I‘d written I would update the previous post instead of posting new ones as the day evolved, but I’ve realised that my day goes through so many different motions it may make more sense to have different posts so there are different ‘nodes’, so to speak, throughout my blogged day.
Something I’ve thought a lot in 8, 9 years of blogging is how the awareness of an audience changes the way one represents one’s self. Especially in a professional setting, how much information is ‘too much’ information? I think Digital Humanities, within the academia, is facing the challenge of playing with the blurring borders between the personal and the professional, the often artificial difference between what constitutes our ‘private lives’ and what belongs to the realm of ‘work’. (Unlike other professionals, I keep receiving academic work emails at all times 7 days a week). I am writing this from the perspective of a PhD student, but also as someone who has taught at undergraduate level and whose former students, sometimes from as far as 7 years ago, read what I publish online.
So I guess we are all taking for granted that this blogging our day in a life is confined within a particular discursive framework, where there are expectations of a certain kind. I believe Digital Humanities, by embracing personal blogging for example, is emphasising the need to remember that the ‘humanist’ part of the term, understood here as concerning ‘the human’, does affect the way we relate to and think about ourselves as human beings and particularly in relation to technology.
I was thinking about this in the gym this morning. I try to go to the gym at least three times a week, but because I’m doing now a shorter routine I am trying to go every day. As someone who works sitting at the computer for at least 10 hours a day, going to the gym is a question of survival. Unlike what some people may think the gym is for me a place to think and concentrate. It is the quintessential physical space defined by interactive design. Working out in a gym, regardless of what kind of exercise we do or what machines we use, is based on human-machine interaction. What a piece of work is a human body! And even the simplest of weights is an amazing piece of machinery, designed with the human body in mind.

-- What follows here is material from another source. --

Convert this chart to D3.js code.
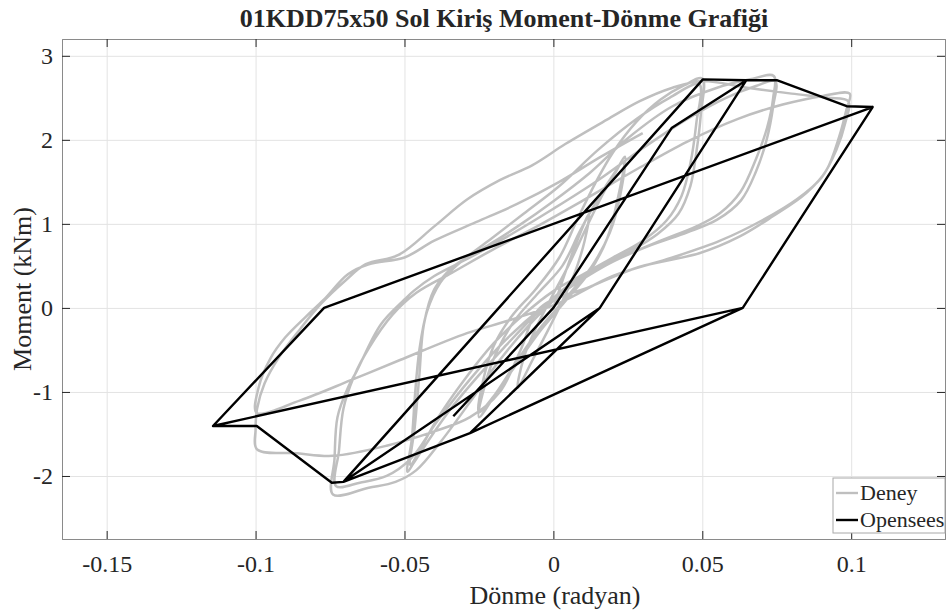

My gym is a small one but like many other gyms in the economically-developed world it’s a place for screens. Screens and mirrors: going to the gym is about monitoring human-machine interaction. To go in an infra-red scanner reads the barcode on my card, which shows my personal information, including my photo, on a computer screen. The cardiovascular machines have screens so you can monitor what you are doing: speed, intensity, different interval training programmes, etc. You can plug your headphones and choose to listen to one of the four giant plasma TV screens showing different information. Usually the gym’s PA will be playing the audio from the music channel, but you will also be seeing the news channel, the sports channel and whatever the other morning TV channel is. It’s a complete multimedia, multisensorial experience. ‘Total screen’, as Baudrillard would famously write.

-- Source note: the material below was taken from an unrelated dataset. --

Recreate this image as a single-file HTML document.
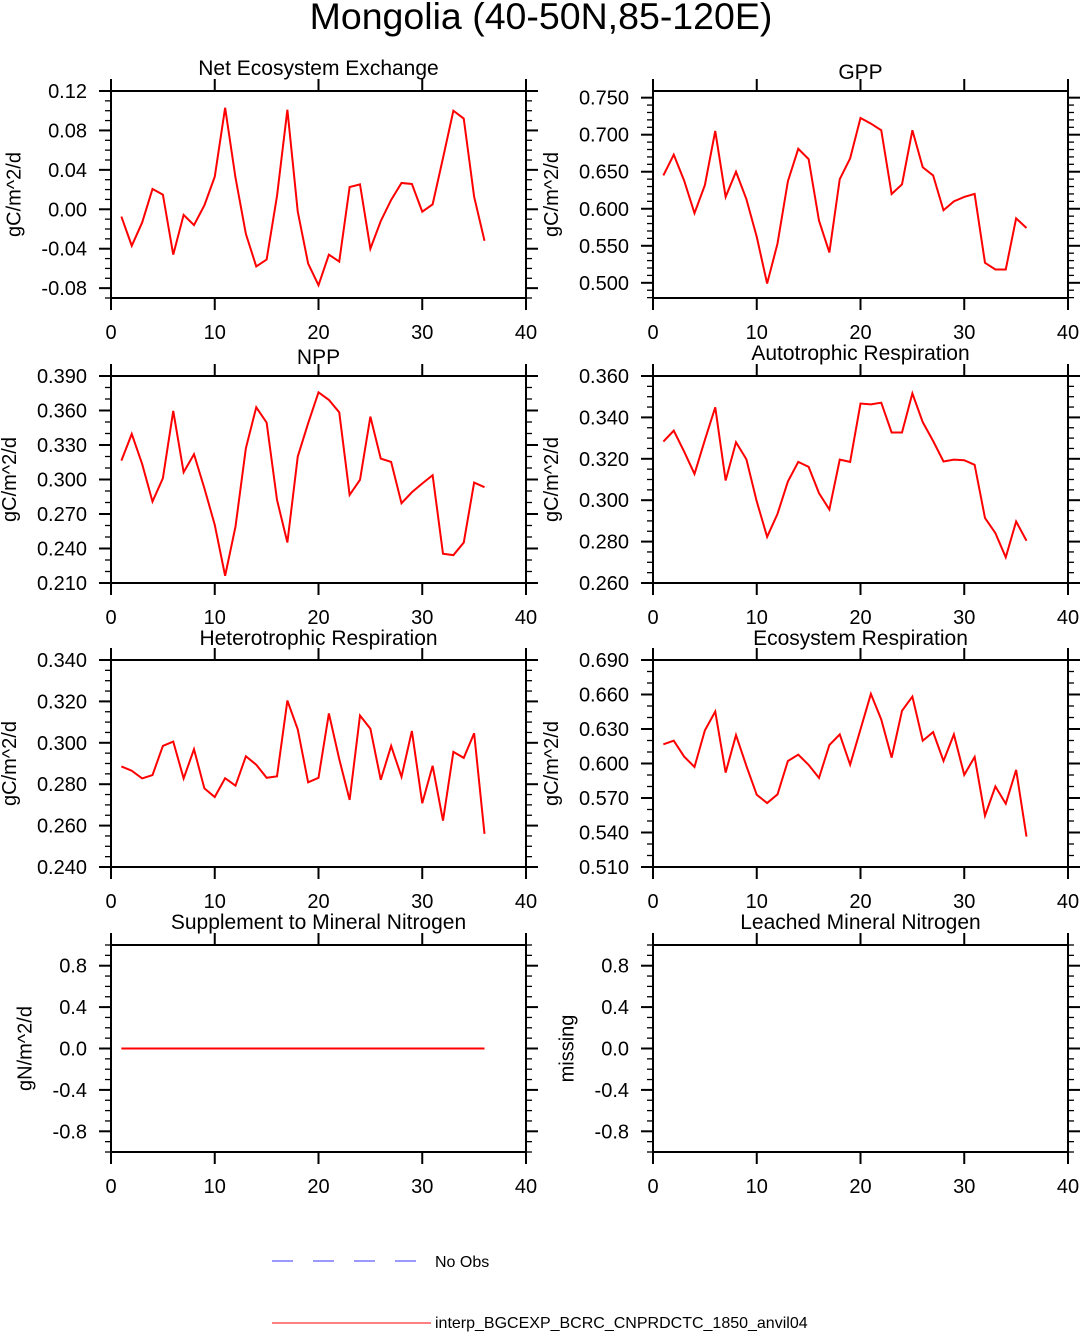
<!DOCTYPE html>
<html><head><meta charset="utf-8"><style>
html,body{margin:0;padding:0;background:#fff;}
svg{display:block;font-family:"Liberation Sans",Arial,sans-serif;}
</style></head><body>
<svg id="chart" width="1080" height="1332" viewBox="0 0 1080 1332" xmlns="http://www.w3.org/2000/svg">
<text x="541" y="29" font-size="37.5" text-anchor="middle">Mongolia (40-50N,85-120E)</text>
<g id="panels"></g>
<g>
<line x1="272" y1="1261" x2="417" y2="1261" stroke="#3333ff" stroke-width="1" stroke-dasharray="21,20"/>
<text x="435" y="1267" font-size="16">No Obs</text>
<line x1="272" y1="1323" x2="431" y2="1323" stroke="#ff0000" stroke-width="1"/>
<text x="435" y="1328" font-size="16">interp_BGCEXP_BCRC_CNPRDCTC_1850_anvil04</text>
</g>
</svg>
<script>
const years = Array.from({length:36},(_, i)=>i+1);
const xTicks = [0,10,20,30,40];
const neeVals = [-0.0074,-0.037,-0.0135,0.0206,0.0149,-0.046,-0.0057,-0.016,0.004,0.033,0.103,0.032,-0.025,-0.058,-0.051,0.0135,0.101,-0.0024,-0.055,-0.077,-0.046,-0.053,0.0226,0.0253,-0.040,-0.012,0.0095,0.0267,0.0257,-0.0024,0.005,0.052,0.100,0.092,0.0128,-0.032];
const gppVals = [0.645,0.673,0.638,0.594,0.632,0.705,0.616,0.650,0.613,0.562,0.499,0.553,0.637,0.681,0.667,0.584,0.541,0.640,0.668,0.7225,0.715,0.706,0.620,0.633,0.706,0.656,0.645,0.598,0.610,0.616,0.620,0.527,0.518,0.518,0.587,0.574];
const nppVals = [0.3164,0.3396,0.3135,0.2808,0.3011,0.3596,0.3063,0.322,0.2924,0.2606,0.2163,0.2591,0.3272,0.3628,0.3495,0.2823,0.2452,0.3199,0.3489,0.3758,0.3692,0.3584,0.2866,0.2997,0.3547,0.3182,0.3153,0.2794,0.2889,0.2965,0.3037,0.2354,0.2342,0.2452,0.2973,0.2933];
const arVals = [0.3283,0.3336,0.3235,0.3127,0.3291,0.3449,0.3095,0.328,0.3198,0.2994,0.2823,0.2934,0.309,0.3185,0.3161,0.3034,0.2955,0.3196,0.3185,0.3467,0.3463,0.3471,0.3327,0.3327,0.3516,0.3377,0.3286,0.3187,0.3196,0.3193,0.3171,0.2914,0.2841,0.2724,0.2897,0.2804];
const hrVals = [0.2886,0.2865,0.2828,0.2844,0.2985,0.3006,0.2828,0.2969,0.278,0.2738,0.2829,0.2793,0.2935,0.2894,0.2831,0.2838,0.3204,0.3065,0.2809,0.2831,0.3142,0.2921,0.2724,0.3132,0.3068,0.2821,0.2985,0.2836,0.3057,0.2708,0.2889,0.2624,0.2956,0.2927,0.3046,0.256];
const erVals = [0.6167,0.6198,0.606,0.597,0.6288,0.6452,0.5921,0.6247,0.5979,0.5728,0.5656,0.5731,0.6022,0.6077,0.5988,0.5875,0.6161,0.6253,0.599,0.6297,0.6605,0.6383,0.6051,0.6458,0.6582,0.6198,0.6273,0.6022,0.6253,0.5901,0.6057,0.5546,0.58,0.565,0.5944,0.5364];
const supVals = [0,0,0,0,0,0,0,0,0,0,0,0,0,0,0,0,0,0,0,0,0,0,0,0,0,0,0,0,0,0,0,0,0,0,0,0];
const neeTicks = ["0.12","0.08","0.04","0.00","-0.04","-0.08"];
const gppTicks = ["0.750","0.700","0.650","0.600","0.550","0.500"];
const nppTicks = ["0.390","0.360","0.330","0.300","0.270","0.240","0.210"];
const arTicks = ["0.360","0.340","0.320","0.300","0.280","0.260"];
const hrTicks = ["0.340","0.320","0.300","0.280","0.260","0.240"];
const erTicks = ["0.690","0.660","0.630","0.600","0.570","0.540","0.510"];
const nTicks = ["0.8","0.4","0.0","-0.4","-0.8"];

const NS="http://www.w3.org/2000/svg";
const root=document.getElementById('panels');
function mk(tag,attrs,parent,text){const e=document.createElementNS(NS,tag);for(const k in attrs)e.setAttribute(k,attrs[k]);if(text!==undefined)e.textContent=text;parent.appendChild(e);return e;}

const panels=[
 {id:'nee',title:'Net Ecosystem Exchange',ylab:'gC/m^2/d',L:111,T:91,ymin:-0.09,ymax:0.12,ticks:neeTicks,minor:0.01,vals:neeVals,ty:68},
 {id:'gpp',title:'GPP',ylab:'gC/m^2/d',L:653,T:91,ymin:0.4795,ymax:0.759,ticks:gppTicks,minor:0.01,vals:gppVals,ty:72},
 {id:'npp',title:'NPP',ylab:'gC/m^2/d',L:111,T:376,ymin:0.21,ymax:0.39,ticks:nppTicks,minor:0.01,vals:nppVals,ty:357},
 {id:'ar',title:'Autotrophic Respiration',ylab:'gC/m^2/d',L:653,T:376,ymin:0.26,ymax:0.36,ticks:arTicks,minor:0.005,vals:arVals,ty:353},
 {id:'hr',title:'Heterotrophic Respiration',ylab:'gC/m^2/d',L:111,T:660,ymin:0.24,ymax:0.34,ticks:hrTicks,minor:0.005,vals:hrVals,ty:638},
 {id:'er',title:'Ecosystem Respiration',ylab:'gC/m^2/d',L:653,T:660,ymin:0.51,ymax:0.69,ticks:erTicks,minor:0.01,vals:erVals,ty:638},
 {id:'sup',title:'Supplement to Mineral Nitrogen',ylab:'gN/m^2/d',L:111,T:945,ymin:-1,ymax:1,ticks:nTicks,minor:0.1,vals:supVals,ty:922},
 {id:'leach',title:'Leached Mineral Nitrogen',ylab:'missing',L:653,T:945,ymin:-1,ymax:1,ticks:nTicks,minor:0.1,vals:null,ty:922}
];
const W=415,H=207;
panels.forEach(p=>{
  const g=mk('g',{},root);
  
  
  const xs=v=>p.L+v/40*W;
  const ys=v=>p.T+H-(v-p.ymin)/(p.ymax-p.ymin)*H;
  const R=p.L+W,B=p.T+H;
  const t=mk('text',{x:p.L+W/2,y:p.ty+7,'font-size':21,'text-anchor':'middle'},g,p.title);
  
  
  const fr=mk('rect',{x:p.L,y:p.T,width:W,height:H,fill:'none',stroke:'#000','stroke-width':2},g);
  
  
  const start=Math.ceil(p.ymin/p.minor-1e-6);
  for(let k=start;k*p.minor<=p.ymax+1e-9;k++){
    const y=ys(k*p.minor);
    mk('line',{x1:p.L-6,x2:p.L,y1:y,y2:y,stroke:'#000','stroke-width':1.3},g);
    mk('line',{x1:R,x2:R+6,y1:y,y2:y,stroke:'#000','stroke-width':1.3},g);
  }
  let minLeft=p.L;
  p.ticks.forEach(s=>{
    const y=ys(parseFloat(s));
    mk('line',{x1:p.L-12,x2:p.L,y1:y,y2:y,stroke:'#000','stroke-width':2},g);
    mk('line',{x1:R,x2:R+12,y1:y,y2:y,stroke:'#000','stroke-width':2},g);
    const lb=mk('text',{x:p.L-24,y:y+7,'font-size':20,'text-anchor':'end'},g,s);
    
    
    const w=lb.getComputedTextLength();
    minLeft=Math.min(minLeft,p.L-24-w);
  });
  xTicks.forEach(v=>{
    const x=xs(v);
    mk('line',{x1:x,x2:x,y1:p.T-12,y2:p.T,stroke:'#000','stroke-width':2},g);
    mk('line',{x1:x,x2:x,y1:B,y2:B+12,stroke:'#000','stroke-width':2},g);
    const lb=mk('text',{x:x,y:B+41,'font-size':20,'text-anchor':'middle'},g,String(v));
    
    
  });
  const yl=mk('text',{x:0,y:0,'font-size':20,'text-anchor':'middle',transform:`translate(${minLeft-21},${p.T+H/2}) rotate(-90)`},g,p.ylab);
  
  
  if(p.vals){
    const d=p.vals.map((v,i)=>(i?'L':'M')+xs(years[i]).toFixed(2)+','+ys(v).toFixed(2)).join(' ');
    const ln=mk('path',{d:d,fill:'none',stroke:'#ff0000','stroke-width':2,'stroke-linejoin':'miter'},g);
    
    
  }
});
</script>
</body></html>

There are of course other things that get acted out in a gym, so ’screen’ does not only mean here the machinery’s displays, CCTV cameras, workstations where personal trainers keep track of the members’ progress, TV screens, mirrors and more mirrors. The gym, like the library, is a place for inwardness: though many people think of it as a social activity and chat more than they train, when you go early in the morning we are usually people who are not fooling around: we are there to train, but we are all focusing on many things at the same time, usually what we have to do next. It’s sheer multitasking. (I do not carry my mobile phone with me when working out; some people do, which I find annoying. I do sometimes take my iPod though, and listen to podcasts, usually interviews or lectures related to my research topic I have missed in ‘real time’.)

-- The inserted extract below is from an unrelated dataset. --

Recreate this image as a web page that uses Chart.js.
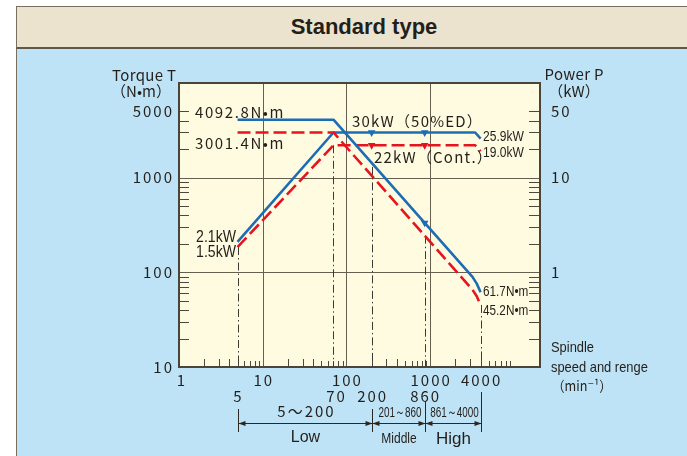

Going to the gym has helped me to remain human while working with digital technology most of the hours of my day. Online research forces me to sit for long hours in frankly ‘dehumanising’ body postures. Beyond the obvious health benefits, the gym is for me a laboratory to think about what digital humanism is. In the gym I have thought about the importance to rethink the idea of ‘The Man Machine’ [YouTube video] towards an ongoing, ever-changing discussion of the relationship between machine and human body, and what makes us what we are or are becoming.
The previous 794 words have only covered one hour of my morning. Then come trains, laptop, mobile phone, underground transport, cash machines, library cards, passwords, power plugs, desks, library, work, work, work, and writing this in the library. I’ll post about that later today.
If you’ve taken the time to read all of the above, thank you.